On the first day, we created a list of our ideas in activities such as “Three Things I Know to be True,” where we made a list of three things that were true for us. In another writing activity, we also created various lists of five things that we liked to eat, that made us happy, that we had lost, that we had found, and places we wanted to visit. During the writing, we not only made a vapid list of things but also spiced it up with the stories and events behind the pointers that made their way to our lists. Madhu Giri, a Nepali teacher at Bal Janata Higher Secondary School, while listing things she has lost, told the class how she lost a pair of green slippers at a crowded temple. This writing activity made it clear to us how different our lives and personalities are, but at our core, a number of commonalities bind us all together. Almost all teachers, for instance, wrote in their lists about the struggles and triumphs of their jobs, making us nod and groan in unison. Later, we also discussed how to use our sense organs to gather details from our surroundings to make our poems as specific as possible while steering away from being too abstract. Kalpana Gautam, on a detail that constitutes her gustatory delight, wrote: “The chatpate she buys from Kunnu Bhai at Ghorahi.”
During the second day of the workshop, after discussions on the poem Where I Come From by Elizabeth Brewster, we wrote poems about the places that we felt like we belonged to. A 12th grade Education student, Laxmi Tharu, extolled the nearby Tikapur Park as her favorite place to be in. The second day of the workshop was also the first time we sat down to write our first metaphors and similes.
One of the major challenges that I have faced in such workshops is older people’s unwillingness of accepting the unrestricted art form that spoken word is as a form of poetry. People usually compare spoken word’s free, unstructured, narrative storytelling with the meter, rhythm, and strict structure of the conventional poems that we read in our Nepali books and are reluctant to view spoken word as a form of poetry. But I was surprised and equally delighted to find these teacher’s enthusiasm to learn about and experiment with spoken word poetry in the classroom as we worked our way through various writing prompts and activities.

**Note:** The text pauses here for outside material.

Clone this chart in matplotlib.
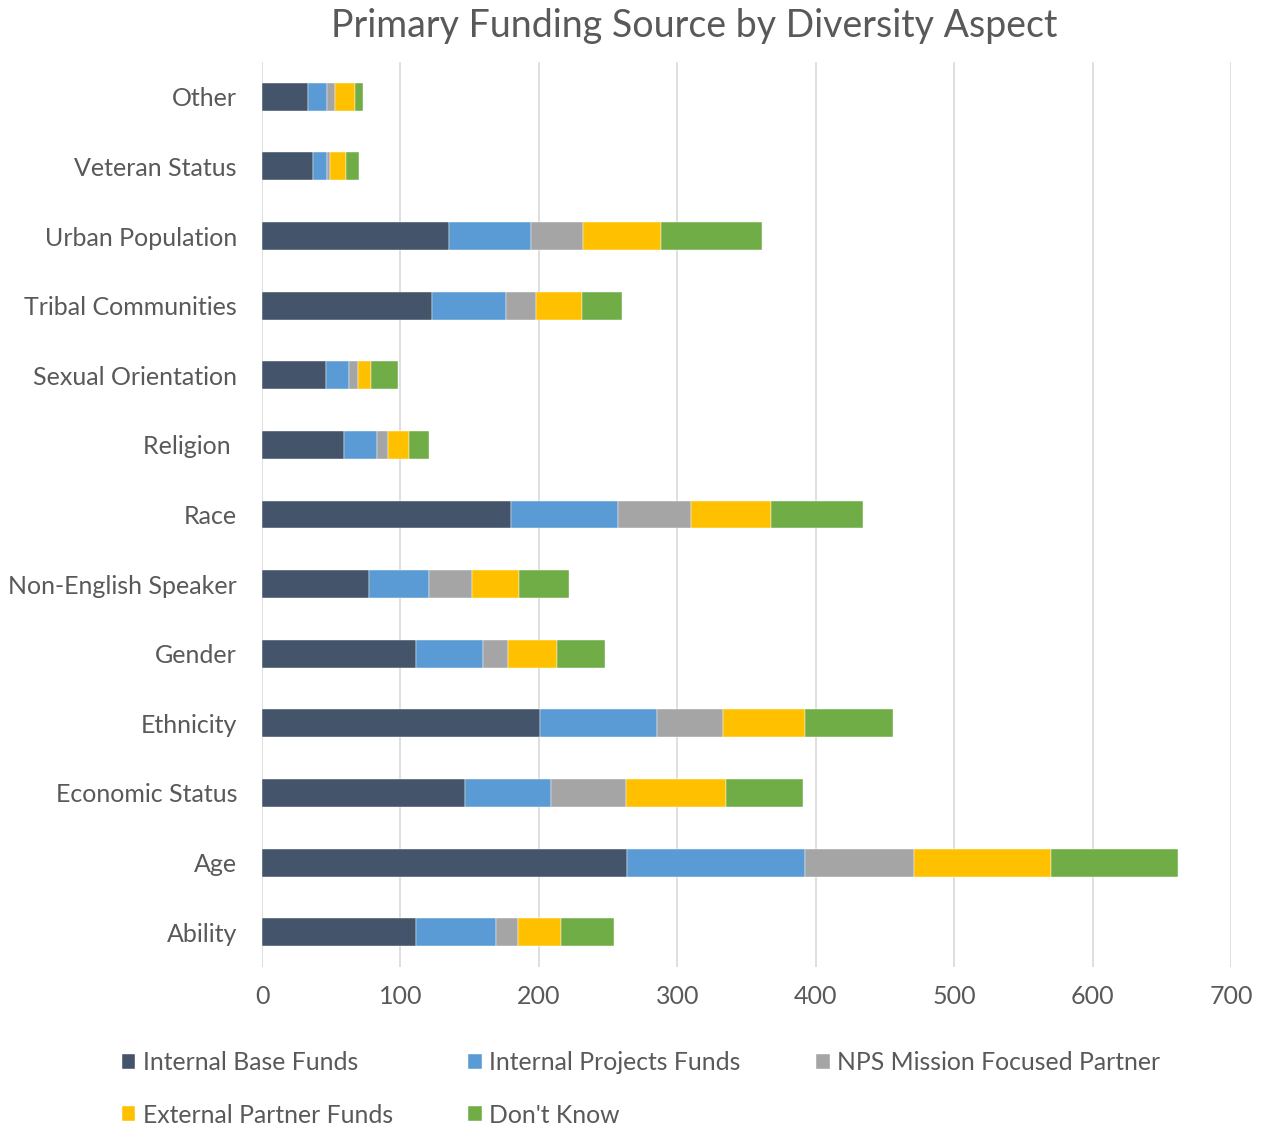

On the third day, we wrote personification poems in which a beloved object in our room wrote a letter to us. Bal Govinda Chaudhary, a teacher who also works many hours on his computer every day as a part of his job, wrote a letter from the perspective of his tired computer relieved to have a day off from relentless work. On this day, we also discussed the basic performance elements of spoken word poetry. We watched a number of spoken word poetry videos and discussed various tips on making a strong stage presence.
During this workshop, we struggled to get some of the high school students in our class to open up and share their ideas. The presence of some of their teachers in the classroom and the comfort and confidence with which they participated in classroom discussions might have intimidated them, subduing their voices. However, with some additional effort, more individualized attention, and some fun conversations, it was so heartwarming to see them slowly open up in the course of the workshop. One of the students Prama Chaudhary even mustered up enough courage to share the poem she wrote during the workshop on the final day in front of the audience.
On the final day, participants from Actor’s Studio’s and Srijanalaya’s workshops also staged a play and performed a dance they had prepared during the past three days of the workshop as a part of the final exhibition day. The series of workshops ended with the official unveiling of the mural, B for Bird inspired by the Rainbow City: Community Murals workshop at Lamatar, at Shree Bal Janata HSS by the principal amid happy and excited faces.
On the conclusion day, participants of our workshop Kalpana Gautam, Bal Govinda Chaudhary, Prama Chaudhary and Guru Prasad Kumal shared the poems they had written in the past three days of the workshop.